**TASK PROMPT**: Scan the entries below for the word "this". Copy each line that has it.

(begin)

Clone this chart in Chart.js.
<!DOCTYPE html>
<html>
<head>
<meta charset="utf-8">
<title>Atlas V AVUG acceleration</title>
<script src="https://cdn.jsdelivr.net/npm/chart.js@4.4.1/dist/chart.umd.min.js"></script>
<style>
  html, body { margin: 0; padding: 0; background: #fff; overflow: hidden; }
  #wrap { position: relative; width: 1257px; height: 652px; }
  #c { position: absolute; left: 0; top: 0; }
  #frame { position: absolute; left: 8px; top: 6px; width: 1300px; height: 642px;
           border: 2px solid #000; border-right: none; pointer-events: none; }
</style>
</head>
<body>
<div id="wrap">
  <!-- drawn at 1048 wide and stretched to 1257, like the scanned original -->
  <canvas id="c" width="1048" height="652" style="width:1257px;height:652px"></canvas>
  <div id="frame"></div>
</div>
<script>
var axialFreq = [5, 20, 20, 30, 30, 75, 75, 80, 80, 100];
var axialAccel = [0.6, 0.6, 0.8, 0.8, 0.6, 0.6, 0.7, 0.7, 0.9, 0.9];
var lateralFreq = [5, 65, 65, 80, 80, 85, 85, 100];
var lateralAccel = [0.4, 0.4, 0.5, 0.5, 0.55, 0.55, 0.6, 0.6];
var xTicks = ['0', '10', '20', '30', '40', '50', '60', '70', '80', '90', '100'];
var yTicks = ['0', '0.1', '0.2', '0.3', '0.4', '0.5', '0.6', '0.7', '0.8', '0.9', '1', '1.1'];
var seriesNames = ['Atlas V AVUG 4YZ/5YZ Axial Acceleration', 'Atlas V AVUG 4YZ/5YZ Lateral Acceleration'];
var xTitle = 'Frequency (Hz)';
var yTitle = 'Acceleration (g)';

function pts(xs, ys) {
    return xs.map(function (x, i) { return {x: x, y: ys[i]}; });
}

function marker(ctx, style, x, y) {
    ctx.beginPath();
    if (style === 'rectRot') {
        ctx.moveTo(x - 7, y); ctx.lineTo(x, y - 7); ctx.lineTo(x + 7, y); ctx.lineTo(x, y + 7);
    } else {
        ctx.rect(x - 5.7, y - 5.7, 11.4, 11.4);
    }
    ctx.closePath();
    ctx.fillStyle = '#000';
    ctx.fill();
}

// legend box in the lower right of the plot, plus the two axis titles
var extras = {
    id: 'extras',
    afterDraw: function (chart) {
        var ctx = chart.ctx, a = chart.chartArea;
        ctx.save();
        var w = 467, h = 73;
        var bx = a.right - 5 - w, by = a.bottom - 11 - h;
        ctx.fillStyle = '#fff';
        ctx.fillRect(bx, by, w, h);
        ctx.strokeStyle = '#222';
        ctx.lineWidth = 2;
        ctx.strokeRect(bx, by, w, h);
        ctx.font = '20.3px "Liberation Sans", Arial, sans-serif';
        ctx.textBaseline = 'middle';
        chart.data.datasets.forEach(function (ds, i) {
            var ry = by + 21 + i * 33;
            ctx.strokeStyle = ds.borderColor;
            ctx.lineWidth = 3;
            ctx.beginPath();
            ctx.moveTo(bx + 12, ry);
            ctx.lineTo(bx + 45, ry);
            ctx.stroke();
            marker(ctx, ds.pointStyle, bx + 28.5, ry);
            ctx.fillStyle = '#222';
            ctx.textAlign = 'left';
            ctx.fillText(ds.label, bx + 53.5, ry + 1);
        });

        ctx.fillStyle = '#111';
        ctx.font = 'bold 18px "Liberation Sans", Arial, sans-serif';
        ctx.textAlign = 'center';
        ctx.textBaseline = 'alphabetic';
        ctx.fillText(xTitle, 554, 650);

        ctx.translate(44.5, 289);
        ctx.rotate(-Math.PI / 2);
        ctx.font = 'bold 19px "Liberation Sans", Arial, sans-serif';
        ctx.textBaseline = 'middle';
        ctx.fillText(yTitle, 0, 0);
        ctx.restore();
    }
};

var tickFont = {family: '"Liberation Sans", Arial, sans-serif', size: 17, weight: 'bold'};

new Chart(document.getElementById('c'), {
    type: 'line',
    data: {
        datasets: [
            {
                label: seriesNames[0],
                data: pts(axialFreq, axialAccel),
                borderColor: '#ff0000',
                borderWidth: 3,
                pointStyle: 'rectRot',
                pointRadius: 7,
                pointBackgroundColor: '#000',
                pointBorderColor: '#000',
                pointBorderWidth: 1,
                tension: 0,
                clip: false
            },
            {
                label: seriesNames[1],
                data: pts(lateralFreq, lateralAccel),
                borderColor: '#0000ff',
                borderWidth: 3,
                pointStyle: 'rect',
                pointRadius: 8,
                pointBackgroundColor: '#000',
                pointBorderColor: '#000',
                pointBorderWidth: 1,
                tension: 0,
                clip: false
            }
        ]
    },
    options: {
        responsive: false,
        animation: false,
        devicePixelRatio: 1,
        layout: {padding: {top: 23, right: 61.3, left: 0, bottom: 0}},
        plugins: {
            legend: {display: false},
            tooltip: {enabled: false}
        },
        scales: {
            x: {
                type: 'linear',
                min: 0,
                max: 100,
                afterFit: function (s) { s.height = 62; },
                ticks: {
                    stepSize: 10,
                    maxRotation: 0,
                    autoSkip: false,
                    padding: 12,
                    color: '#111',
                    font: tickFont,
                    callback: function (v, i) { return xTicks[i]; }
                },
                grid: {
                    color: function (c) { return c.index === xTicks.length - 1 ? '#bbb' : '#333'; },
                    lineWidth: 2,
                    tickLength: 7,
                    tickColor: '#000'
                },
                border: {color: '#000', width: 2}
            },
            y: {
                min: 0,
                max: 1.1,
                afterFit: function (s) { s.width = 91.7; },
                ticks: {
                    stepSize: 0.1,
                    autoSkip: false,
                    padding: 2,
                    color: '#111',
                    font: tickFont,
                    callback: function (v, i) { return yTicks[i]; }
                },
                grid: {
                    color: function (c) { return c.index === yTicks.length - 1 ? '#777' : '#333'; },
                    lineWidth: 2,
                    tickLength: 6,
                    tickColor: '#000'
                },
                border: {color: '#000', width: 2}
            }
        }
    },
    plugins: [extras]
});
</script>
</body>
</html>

(end)
(begin)

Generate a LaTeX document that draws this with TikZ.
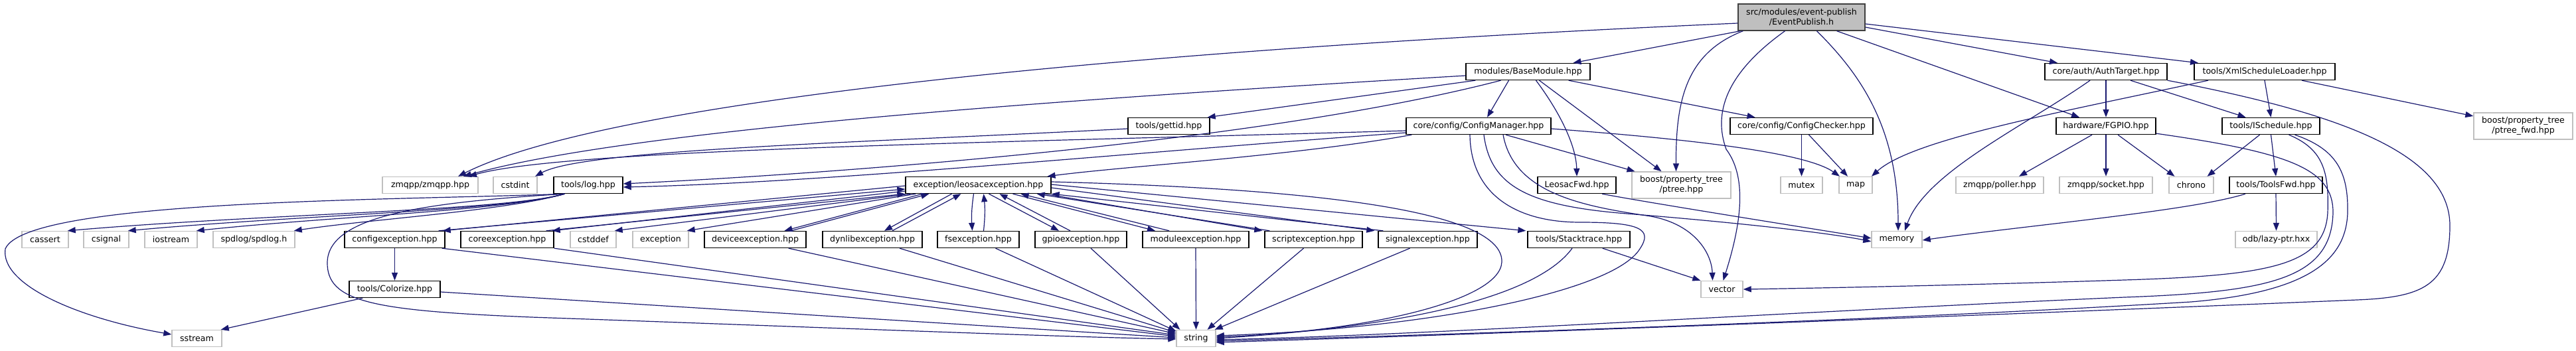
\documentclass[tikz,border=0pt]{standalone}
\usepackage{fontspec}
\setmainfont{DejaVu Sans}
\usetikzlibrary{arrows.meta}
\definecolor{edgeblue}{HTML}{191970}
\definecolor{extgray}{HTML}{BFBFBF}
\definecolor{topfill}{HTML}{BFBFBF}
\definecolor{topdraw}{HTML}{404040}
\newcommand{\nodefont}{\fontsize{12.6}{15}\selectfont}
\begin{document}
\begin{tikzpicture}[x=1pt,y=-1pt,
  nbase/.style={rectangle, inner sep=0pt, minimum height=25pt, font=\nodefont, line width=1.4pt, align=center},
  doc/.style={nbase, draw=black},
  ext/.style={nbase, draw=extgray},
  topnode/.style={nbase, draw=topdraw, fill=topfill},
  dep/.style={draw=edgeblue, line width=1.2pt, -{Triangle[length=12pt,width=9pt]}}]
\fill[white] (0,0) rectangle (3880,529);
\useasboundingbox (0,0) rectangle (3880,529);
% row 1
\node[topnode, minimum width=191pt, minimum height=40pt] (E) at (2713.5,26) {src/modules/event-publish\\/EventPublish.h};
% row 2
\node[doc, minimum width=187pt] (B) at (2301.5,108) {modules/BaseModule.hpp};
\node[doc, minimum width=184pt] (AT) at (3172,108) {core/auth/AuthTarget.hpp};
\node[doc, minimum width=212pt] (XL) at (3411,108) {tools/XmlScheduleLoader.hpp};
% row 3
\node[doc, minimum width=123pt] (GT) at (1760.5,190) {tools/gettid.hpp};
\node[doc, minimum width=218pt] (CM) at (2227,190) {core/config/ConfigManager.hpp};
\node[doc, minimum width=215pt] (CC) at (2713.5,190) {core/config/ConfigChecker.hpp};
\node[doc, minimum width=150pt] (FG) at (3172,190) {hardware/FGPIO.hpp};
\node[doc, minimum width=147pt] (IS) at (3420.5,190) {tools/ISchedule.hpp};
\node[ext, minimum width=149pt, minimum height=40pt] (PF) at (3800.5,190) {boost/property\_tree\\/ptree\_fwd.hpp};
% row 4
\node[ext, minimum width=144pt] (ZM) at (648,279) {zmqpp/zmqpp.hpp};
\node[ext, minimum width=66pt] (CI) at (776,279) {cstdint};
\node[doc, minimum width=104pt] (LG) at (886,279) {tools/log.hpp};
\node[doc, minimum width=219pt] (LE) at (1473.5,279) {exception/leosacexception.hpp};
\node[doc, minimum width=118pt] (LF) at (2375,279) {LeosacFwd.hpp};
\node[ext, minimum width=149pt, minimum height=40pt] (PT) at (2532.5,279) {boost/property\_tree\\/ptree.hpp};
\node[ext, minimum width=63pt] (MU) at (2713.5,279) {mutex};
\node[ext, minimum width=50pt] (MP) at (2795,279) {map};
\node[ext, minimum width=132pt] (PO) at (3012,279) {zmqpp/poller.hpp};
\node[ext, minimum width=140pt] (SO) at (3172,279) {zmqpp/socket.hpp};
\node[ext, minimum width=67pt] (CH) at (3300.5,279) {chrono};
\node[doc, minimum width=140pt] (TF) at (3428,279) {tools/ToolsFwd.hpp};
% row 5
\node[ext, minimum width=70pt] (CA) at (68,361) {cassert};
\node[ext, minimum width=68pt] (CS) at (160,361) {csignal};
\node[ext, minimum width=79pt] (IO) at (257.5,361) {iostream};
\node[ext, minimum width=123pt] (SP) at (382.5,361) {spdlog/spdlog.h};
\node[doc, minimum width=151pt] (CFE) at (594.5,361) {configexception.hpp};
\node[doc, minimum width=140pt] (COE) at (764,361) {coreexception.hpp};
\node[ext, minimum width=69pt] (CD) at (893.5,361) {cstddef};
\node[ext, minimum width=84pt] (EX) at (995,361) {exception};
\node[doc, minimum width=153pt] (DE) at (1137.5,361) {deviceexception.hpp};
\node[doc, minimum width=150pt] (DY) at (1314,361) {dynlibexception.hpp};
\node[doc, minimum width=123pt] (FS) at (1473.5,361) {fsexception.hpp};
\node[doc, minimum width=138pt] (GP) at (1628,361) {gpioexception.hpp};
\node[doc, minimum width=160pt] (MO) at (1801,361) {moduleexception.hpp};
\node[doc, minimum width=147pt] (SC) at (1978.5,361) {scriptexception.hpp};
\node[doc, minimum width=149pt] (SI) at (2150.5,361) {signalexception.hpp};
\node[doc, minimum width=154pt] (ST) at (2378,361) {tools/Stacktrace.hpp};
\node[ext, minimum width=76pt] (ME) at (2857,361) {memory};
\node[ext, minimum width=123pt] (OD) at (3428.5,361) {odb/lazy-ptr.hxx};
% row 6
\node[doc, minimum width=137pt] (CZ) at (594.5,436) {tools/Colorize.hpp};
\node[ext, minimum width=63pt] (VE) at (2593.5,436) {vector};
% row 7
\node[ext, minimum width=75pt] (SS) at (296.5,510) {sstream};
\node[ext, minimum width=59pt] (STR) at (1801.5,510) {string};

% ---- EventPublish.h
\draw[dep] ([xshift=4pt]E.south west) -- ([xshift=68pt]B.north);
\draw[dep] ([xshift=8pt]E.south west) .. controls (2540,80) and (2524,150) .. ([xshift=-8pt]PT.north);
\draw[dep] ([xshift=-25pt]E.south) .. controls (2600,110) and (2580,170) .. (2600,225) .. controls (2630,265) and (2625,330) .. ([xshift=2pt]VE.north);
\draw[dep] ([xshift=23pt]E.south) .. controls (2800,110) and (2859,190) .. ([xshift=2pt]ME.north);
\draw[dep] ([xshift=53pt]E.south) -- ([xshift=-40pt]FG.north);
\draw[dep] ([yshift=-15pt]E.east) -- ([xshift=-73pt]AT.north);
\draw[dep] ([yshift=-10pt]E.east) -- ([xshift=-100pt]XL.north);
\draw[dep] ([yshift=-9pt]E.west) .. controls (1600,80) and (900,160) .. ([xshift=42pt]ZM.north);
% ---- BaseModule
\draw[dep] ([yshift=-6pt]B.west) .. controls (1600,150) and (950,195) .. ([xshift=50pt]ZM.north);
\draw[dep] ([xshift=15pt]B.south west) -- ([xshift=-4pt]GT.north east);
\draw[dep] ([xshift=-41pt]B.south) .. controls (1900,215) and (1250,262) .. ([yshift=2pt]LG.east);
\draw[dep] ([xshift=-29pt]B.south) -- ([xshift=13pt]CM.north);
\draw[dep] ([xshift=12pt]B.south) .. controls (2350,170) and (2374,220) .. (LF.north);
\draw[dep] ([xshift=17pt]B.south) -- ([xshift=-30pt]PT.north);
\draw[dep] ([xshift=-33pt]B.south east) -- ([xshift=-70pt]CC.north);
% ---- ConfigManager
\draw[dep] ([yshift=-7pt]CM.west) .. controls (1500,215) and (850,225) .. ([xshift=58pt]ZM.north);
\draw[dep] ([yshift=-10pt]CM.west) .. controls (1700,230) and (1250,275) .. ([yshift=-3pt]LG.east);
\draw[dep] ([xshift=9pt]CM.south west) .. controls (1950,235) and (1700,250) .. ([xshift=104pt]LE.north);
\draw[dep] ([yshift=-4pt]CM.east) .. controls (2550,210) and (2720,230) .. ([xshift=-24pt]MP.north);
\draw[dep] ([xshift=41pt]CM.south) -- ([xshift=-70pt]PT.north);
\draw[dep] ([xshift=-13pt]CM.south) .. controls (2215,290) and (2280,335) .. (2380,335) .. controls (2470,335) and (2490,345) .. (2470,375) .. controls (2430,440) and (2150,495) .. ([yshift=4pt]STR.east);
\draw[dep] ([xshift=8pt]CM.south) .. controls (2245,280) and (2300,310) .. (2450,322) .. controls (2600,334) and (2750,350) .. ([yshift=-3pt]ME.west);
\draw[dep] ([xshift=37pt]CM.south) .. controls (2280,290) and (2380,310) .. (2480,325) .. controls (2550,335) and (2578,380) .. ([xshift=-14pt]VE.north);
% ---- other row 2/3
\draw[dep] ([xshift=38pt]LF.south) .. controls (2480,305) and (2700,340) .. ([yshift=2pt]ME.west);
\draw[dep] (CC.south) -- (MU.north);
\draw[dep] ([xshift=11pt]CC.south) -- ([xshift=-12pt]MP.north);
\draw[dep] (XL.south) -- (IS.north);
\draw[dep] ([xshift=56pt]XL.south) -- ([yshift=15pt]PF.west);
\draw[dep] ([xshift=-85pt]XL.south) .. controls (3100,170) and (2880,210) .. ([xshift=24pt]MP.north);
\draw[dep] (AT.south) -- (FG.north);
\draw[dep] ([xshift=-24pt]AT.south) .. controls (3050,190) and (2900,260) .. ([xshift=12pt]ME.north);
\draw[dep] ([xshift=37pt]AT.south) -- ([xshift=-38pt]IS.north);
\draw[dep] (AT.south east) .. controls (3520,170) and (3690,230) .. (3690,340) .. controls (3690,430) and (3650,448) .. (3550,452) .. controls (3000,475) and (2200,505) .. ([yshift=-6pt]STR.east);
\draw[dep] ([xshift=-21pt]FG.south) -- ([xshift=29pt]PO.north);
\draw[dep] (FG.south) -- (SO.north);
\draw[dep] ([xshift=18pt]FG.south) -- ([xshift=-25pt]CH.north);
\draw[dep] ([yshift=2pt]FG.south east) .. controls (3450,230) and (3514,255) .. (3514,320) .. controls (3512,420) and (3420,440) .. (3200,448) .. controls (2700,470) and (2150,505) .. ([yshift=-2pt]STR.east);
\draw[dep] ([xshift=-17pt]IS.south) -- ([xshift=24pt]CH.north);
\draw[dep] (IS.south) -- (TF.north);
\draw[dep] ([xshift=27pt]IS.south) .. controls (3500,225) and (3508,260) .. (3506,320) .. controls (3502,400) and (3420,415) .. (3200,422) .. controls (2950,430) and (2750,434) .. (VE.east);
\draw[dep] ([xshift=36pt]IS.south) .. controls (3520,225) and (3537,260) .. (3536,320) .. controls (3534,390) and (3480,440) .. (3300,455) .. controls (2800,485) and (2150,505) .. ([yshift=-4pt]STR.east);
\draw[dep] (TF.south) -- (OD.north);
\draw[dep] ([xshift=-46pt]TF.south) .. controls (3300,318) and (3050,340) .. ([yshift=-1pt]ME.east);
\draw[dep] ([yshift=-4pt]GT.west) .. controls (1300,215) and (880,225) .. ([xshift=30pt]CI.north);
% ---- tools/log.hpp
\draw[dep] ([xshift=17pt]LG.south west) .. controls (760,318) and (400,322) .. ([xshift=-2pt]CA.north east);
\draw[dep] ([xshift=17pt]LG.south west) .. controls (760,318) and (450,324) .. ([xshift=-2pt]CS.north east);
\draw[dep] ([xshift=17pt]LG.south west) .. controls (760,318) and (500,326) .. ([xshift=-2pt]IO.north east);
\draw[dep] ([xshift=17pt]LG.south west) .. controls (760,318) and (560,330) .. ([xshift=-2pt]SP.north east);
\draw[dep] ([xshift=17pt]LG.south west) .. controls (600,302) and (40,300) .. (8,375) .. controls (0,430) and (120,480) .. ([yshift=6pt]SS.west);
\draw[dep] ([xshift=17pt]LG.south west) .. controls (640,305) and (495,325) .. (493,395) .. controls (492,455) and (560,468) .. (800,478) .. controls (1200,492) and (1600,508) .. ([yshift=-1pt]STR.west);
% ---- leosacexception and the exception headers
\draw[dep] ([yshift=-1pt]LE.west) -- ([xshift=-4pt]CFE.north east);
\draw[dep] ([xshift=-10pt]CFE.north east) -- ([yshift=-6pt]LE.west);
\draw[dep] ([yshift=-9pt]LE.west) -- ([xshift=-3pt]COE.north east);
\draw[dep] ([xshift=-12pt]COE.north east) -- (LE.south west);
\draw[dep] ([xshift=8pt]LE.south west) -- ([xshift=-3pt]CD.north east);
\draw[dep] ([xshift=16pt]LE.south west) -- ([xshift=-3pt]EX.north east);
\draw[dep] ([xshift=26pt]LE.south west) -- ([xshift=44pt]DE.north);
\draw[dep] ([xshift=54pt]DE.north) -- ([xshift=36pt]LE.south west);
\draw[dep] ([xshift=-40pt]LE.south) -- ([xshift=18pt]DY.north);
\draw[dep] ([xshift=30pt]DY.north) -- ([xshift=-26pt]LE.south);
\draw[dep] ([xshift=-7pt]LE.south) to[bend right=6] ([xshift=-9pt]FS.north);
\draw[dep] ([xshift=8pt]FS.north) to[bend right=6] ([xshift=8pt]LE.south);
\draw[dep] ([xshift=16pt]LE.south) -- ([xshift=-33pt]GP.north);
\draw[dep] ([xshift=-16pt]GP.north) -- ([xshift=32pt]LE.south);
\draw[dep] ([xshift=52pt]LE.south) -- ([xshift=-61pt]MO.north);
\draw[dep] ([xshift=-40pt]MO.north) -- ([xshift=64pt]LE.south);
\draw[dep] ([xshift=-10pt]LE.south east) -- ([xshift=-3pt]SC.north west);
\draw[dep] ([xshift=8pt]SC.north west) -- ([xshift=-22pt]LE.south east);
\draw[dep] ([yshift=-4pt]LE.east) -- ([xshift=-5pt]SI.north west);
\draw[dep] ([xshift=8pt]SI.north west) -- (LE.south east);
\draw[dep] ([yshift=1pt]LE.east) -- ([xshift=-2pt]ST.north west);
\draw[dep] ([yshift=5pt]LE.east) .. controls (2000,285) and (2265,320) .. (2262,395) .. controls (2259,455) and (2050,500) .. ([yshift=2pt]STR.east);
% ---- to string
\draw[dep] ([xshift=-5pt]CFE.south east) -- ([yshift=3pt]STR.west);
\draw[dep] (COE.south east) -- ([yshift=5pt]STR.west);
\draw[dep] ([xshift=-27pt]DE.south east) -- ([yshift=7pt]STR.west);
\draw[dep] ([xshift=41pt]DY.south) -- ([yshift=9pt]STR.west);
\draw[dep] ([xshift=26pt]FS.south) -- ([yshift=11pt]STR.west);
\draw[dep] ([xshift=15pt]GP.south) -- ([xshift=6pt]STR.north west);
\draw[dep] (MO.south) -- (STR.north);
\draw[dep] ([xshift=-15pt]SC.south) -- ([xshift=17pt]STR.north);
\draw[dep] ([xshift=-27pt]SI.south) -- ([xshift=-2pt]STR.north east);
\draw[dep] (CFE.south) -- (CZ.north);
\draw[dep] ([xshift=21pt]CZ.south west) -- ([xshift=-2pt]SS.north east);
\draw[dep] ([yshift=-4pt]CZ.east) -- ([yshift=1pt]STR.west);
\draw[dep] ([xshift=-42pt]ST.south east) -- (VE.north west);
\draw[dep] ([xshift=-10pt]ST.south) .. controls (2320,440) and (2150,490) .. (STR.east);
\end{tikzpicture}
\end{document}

(end)

**REPLY**:
Clone this chart in Chart.js.
Generate a LaTeX document that draws this with TikZ.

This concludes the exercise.